Social Security and Ponzi Schemes: What’s the Difference Between Bernie Madoff and Uncle Sam?

While listening to popular radio talk host Neal Boortz, I heard a comparison that has been made many times.  Simply put, Social Security is a Ponzi scheme.  And when you look at, the that assessment is dead on.

For the uninitiated (which included me until I looked it up), the father of the Ponzi scheme is Charles Ponzi, who at the peak of his pyramid scheme in the early 1900s was bringing in $250,000 a day before his downfall. There is a good Wiki on this here, but in short, hundreds of investors paid money into his scheme, with the promise of high returns in a short amount of time. What was really happening was, Ponzi was taking the money from new investors and paying out to “older” investors. A more recent grassroots example that many may have heard of was the infamous “Friends Helping Friends” scheme (I can’t be the only one that was asked at one point to join this). Same concept–you pay in, work your way up the pyramid, and cash out. And of course, there is Bernie Madoff, who had a $50 million dollar Ponzi scheme going until he was ratted out by family.

For the plan to work, there has to be a constant influx of new people and new money. When that stops, the pyramid falls.

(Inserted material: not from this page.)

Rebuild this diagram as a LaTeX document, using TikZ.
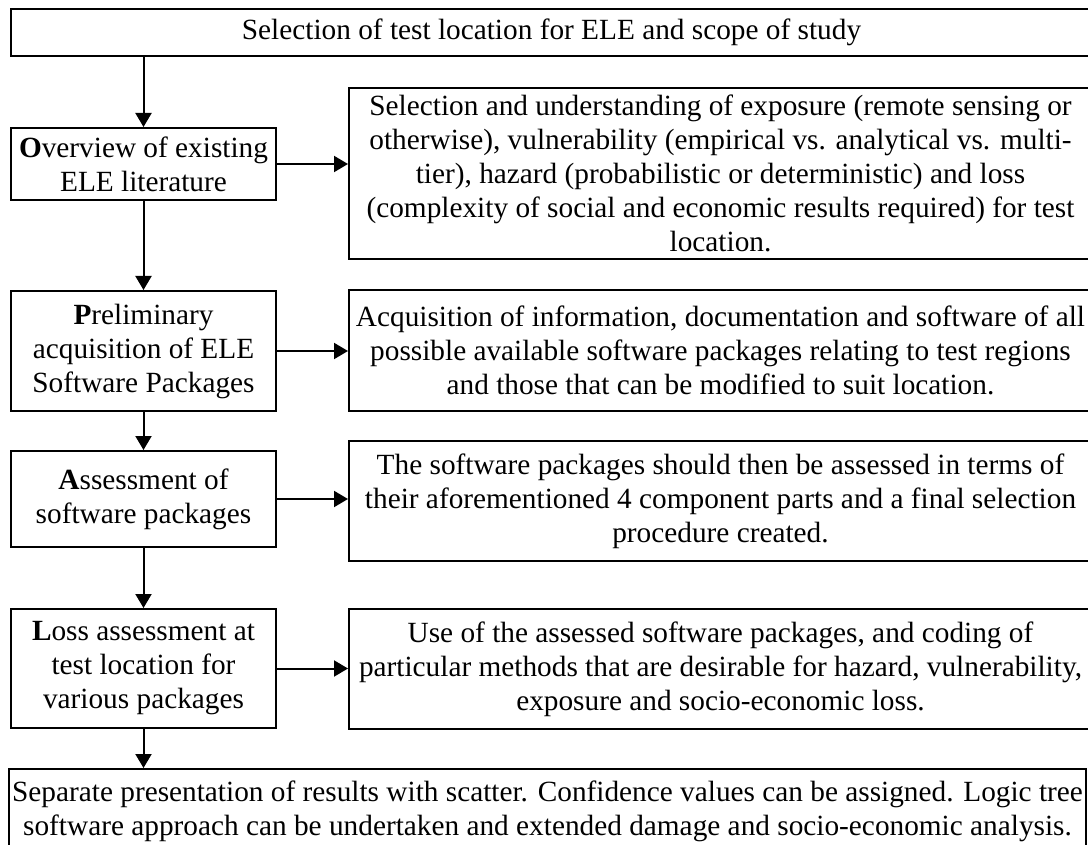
\documentclass[tikz,border=0pt]{standalone}
\usepackage{fontspec}
\setmainfont{Liberation Serif}
\usepackage{tikz}
\usetikzlibrary{arrows.meta}
\tikzset{
  box/.style={draw, line width=2pt, align=center, inner sep=0pt,
    font=\fontsize{29.3}{34}\selectfont},
  lbox/.style={box, minimum width=265pt},
  rbox/.style={box, minimum width=743pt},
  arr/.style={line width=2pt, -{Triangle[length=14pt,width=16pt]}}
}

\begin{document}
\begin{tikzpicture}[x=1pt,y=-1pt]
  \useasboundingbox (0,0) rectangle (1088,845);
  \clip (0,0) rectangle (1088,845);

  \node[box, minimum width=1081pt, minimum height=47pt] (top) at (551.5,32.5)
    {Selection of test location for ELE and scope of study};

  % left column
  \node[lbox, minimum height=72pt] (ovw) at (143.5,164)
    {\textbf{O}verview of existing\\ELE literature};
  \node[lbox, minimum height=120pt] (pre) at (143.5,351)
    {\textbf{P}reliminary\\acquisition of ELE\\Software Packages};
  \node[lbox, minimum height=96pt] (ass) at (143.5,499)
    {\textbf{A}ssessment of\\software packages};
  \node[lbox, minimum height=119pt] (los) at (143.5,668.5)
    {\textbf{L}oss assessment at\\test location for\\various packages};

  % right column
  \node[rbox, minimum height=171pt] (sel) at (720.5,173.5)
    {Selection and understanding of exposure (remote sensing or\\
     otherwise), vulnerability (empirical vs. analytical vs. multi-\\
     tier), hazard (probabilistic or deterministic) and loss\\
     (complexity of social and economic results required) for test\\
     location.};
  \node[rbox, minimum height=121pt] (acq) at (720.5,350.5)
    {Acquisition of information, documentation and software of all\\
     possible available software packages relating to test regions\\
     and those that can be modified to suit location.};
  \node[rbox, minimum height=120pt] (asd) at (720.5,501)
    {The software packages should then be assessed in terms of\\
     their aforementioned 4 component parts and a final selection\\
     procedure created.};
  \node[rbox, minimum height=120pt] (use) at (720.5,669)
    {Use of the assessed software packages, and coding of\\
     particular methods that are desirable for hazard, vulnerability,\\
     exposure and socio-economic loss.};

  \node[box, minimum width=1077pt, minimum height=84pt] (res) at (547.5,811)
    {Separate presentation of results with scatter. Confidence values can be assigned. Logic tree\\
     software approach can be undertaken and extended damage and socio-economic analysis.};

  % connectors
  \draw[arr] (ovw.north |- top.south) -- (ovw.north);
  \draw[arr] (ovw.south) -- (pre.north);
  \draw[arr] (pre.south) -- (ass.north);
  \draw[arr] (ass.south) -- (los.north);
  \draw[arr] (los.south) -- (los.south |- res.north);

  \draw[arr] (ovw.east) -- (ovw.east -| sel.west);
  \draw[arr] (pre.east) -- (pre.east -| acq.west);
  \draw[arr] (ass.east) -- (ass.east -| asd.west);
  \draw[arr] (los.east) -- (los.east -| use.west);
\end{tikzpicture}
\end{document}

So, let’s compare Social Security, that bedrock of entitlement programs, with the common aspects of the Ponzi Scheme.

  • In a Ponzi scheme, new people coming into the pyramid-like scheme pay in, expecting a payout later.  With Social Security, workers pay in during their working career, expecting a payout after retirement.
  • Ponzi scheme:  the people at the top of the pyramid get their payouts using the money from the new investors at the bottom of the pyramid.  Social Security:  recipients are paid using the money paid in by current workers.
  • Ponzi scheme:  money coming in is spent immediately, not saved.   Social Security:  money coming in goes right back out.  There is no “lockbox,” and by law, surplus Social Security funds are put into the general fund to pay for other government things having nothing to do with Social Security.
  • Ponzi scheme:  rate of return may vary, but is usually very high, which is what attracts investors.  Social Security:  compared to the rate of return available on the private market, that of Social Security is a joke (for lack of a better description).
  • Ponzi scheme:  when there are not enough folks paying in, the pyramid collapses.  Social Security:  when there are not enough folks paying in (we’re getting to that point), insolvency occurs and the government goes into debt to fund it.
  • Ponzi scheme:  investors pay in voluntarily.  Social Security:  attempt to opt out, and you will get a visit from government agents with badges and guns.
  • Ponzi scheme:  people who run them are arrested and go to jail.  Social Security:  Well, you know the answer to that one.

There you have it.  Our Social Security program that everyone knows and loves is a government-endorsed Ponzi scheme.  Anyone saying otherwise just doesn’t get it.